The results of Mann-Kendall rank and change year tests explained that, year of changing point up to increasing in most of the stations and temperature series was in the 1990s whereas, based on the Mann-Kendall rank test, some stations had such situation in 1980s. Generally, significant change year based on the mentioned methods was found in 1980s and 1990s. A drastic decrease of more than 5 m in the water level of Urmia Lake began in 1990s (Fathian et al. 2014). In this study, it is noticeable that the significant change years of warming trends are close to the beginning of water level decrease in Urmia Lake. Climate change and variability is expected to be more intensive over the next century, due to the ever increasing rate of greenhouse gases emissions (Ashrafi et al. 2012; Manju et al. 2012). Increasing temperature would have some influences on the regions including: increase of the energy demand for cooling, reduce the precipitation amount and consequently dramatic reduction of water resources of the Urmia Lake (Roshan et al. 2010; Roshan et al. 2011; Tisseuil et al. 2013).

4 Conclusions

The long-term trends in monthly, seasonal and annual mean, maximum and minimum air temperatures of the gauge stations of ULB were investigated over the period 1972–2011. The tests conducted on the monthly series detected significant warming trends in the T_mean series which were larger than those in T_max series, and also T_max was found more than T_min series. Furthermore, the significant warming trend of T_max in most of the stations in winter was more than of T_mean and T_min. The spatial distribution of the Modified MK test for the seasonal and annual scales demonstrated that most of the observed trends in the seasonal and annual air temperature series were positive at the 0.05 significance level. Moreover, the results of MW test in this study for shift change detection are in a good fit to outputs of MK test.

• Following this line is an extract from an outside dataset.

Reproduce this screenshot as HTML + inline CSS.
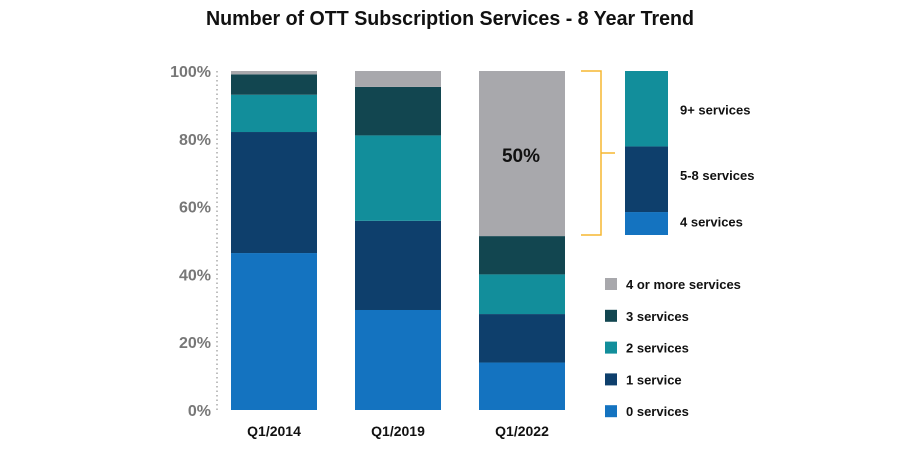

On average, the results of Sen^’s slope estimator showed the magnitude of significant warming trends in annual T_mean, T_max and T_min was (+) 0.58, (+) 0.52 and (+) 0.69 °C per decade, respectively. Overall, although T_min increased at the higher rate than T_mean and T_max, the results revealed similar increasing trends for the air temperature series. The interpolation maps showed that warming trends in the east and west of Urmia Lake were more than southern area. Intensive industrialization and urbanization in the west and mostly in the eastern part of the Lake could be considered as a reason of most warming trends in temperature series in the west and eastern sides.

Generally, in this research significant change year was found in 1980s and 1990s. In this study, it is interesting that significant change years of warming trends are close to the beginning of decreasing water level of the Lake. Consequently, it can be suggested that the warming trends in the temperature series had adversely impacted on the Lake over the past decades.